DATA EXTRACT:
+++

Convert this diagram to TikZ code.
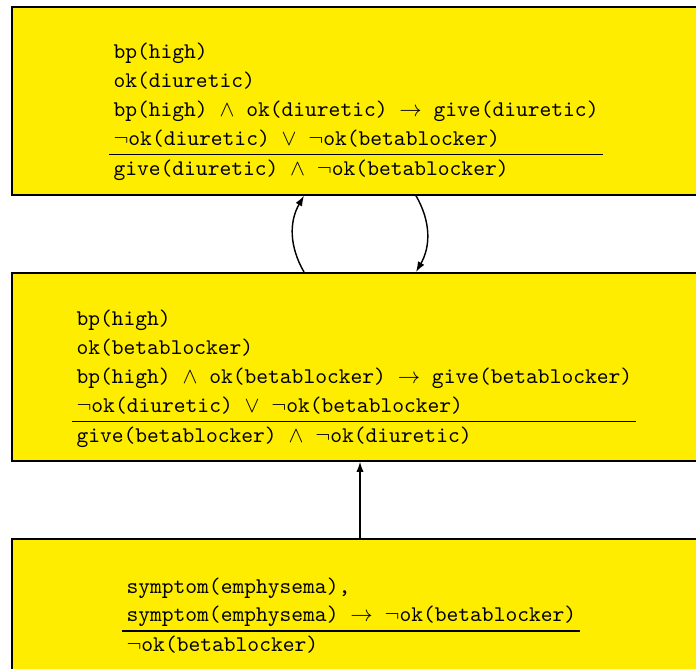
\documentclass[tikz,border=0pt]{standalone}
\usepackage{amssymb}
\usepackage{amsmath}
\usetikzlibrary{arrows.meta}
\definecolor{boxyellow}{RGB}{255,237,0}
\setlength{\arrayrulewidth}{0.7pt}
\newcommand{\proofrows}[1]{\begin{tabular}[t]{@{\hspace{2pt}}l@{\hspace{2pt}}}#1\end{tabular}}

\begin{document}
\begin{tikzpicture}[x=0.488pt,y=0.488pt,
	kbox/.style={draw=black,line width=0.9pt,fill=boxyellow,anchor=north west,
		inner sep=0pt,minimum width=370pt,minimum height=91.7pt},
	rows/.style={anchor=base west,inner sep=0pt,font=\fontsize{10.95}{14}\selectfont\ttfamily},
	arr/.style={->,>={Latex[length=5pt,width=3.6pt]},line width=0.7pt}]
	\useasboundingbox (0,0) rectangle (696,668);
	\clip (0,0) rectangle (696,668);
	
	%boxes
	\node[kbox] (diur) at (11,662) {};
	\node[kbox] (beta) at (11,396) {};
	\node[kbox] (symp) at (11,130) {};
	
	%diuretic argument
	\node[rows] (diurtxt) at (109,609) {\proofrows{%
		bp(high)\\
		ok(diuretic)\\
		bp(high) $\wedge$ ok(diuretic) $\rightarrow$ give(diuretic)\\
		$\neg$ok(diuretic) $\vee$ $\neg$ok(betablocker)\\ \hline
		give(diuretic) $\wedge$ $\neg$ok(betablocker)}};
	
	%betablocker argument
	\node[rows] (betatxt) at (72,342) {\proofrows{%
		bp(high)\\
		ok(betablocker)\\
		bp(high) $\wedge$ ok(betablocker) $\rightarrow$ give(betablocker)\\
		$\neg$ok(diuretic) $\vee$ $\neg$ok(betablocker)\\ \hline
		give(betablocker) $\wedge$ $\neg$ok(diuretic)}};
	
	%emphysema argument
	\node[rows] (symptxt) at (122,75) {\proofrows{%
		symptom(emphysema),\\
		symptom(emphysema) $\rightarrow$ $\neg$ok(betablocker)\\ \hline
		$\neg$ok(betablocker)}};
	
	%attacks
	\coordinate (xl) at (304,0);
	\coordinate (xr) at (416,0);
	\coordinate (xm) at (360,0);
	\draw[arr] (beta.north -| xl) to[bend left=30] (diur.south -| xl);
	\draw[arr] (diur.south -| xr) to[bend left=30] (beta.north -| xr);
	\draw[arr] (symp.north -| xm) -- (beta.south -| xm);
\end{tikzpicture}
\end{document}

+++

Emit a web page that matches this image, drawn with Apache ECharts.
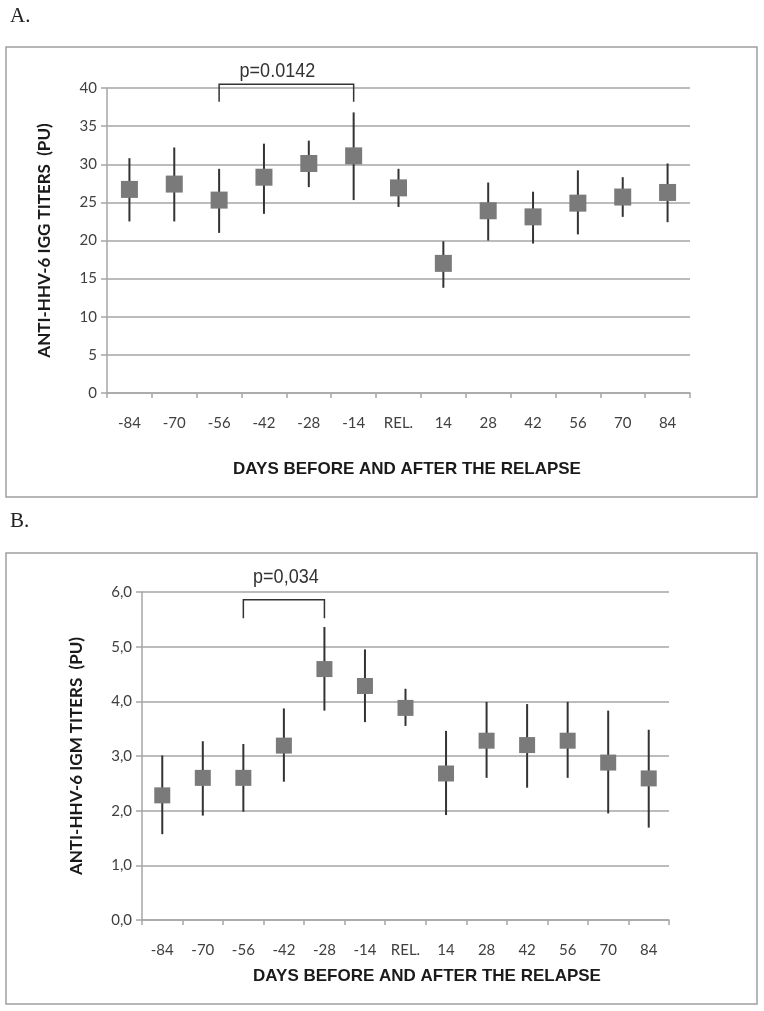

+++

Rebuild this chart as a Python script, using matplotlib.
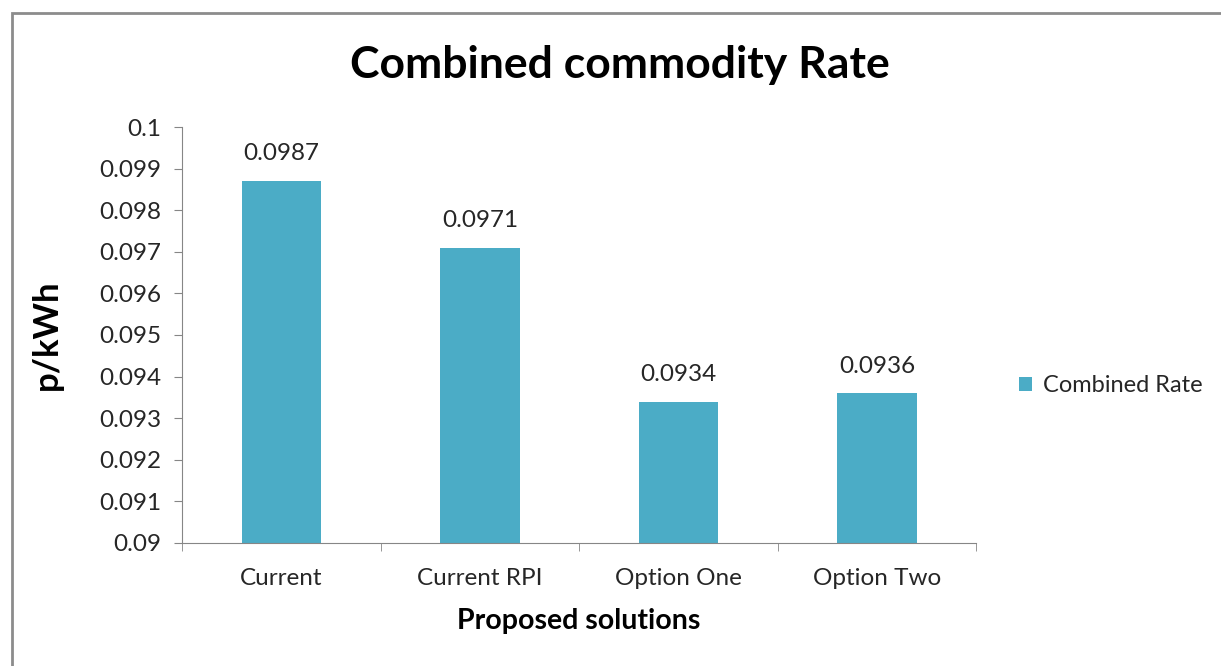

+++

TASK TO CARRY OUT: Find how many lines of the listing include the string "this" and give that number, nothing else.

REPLY TO THE EXERCISE: 3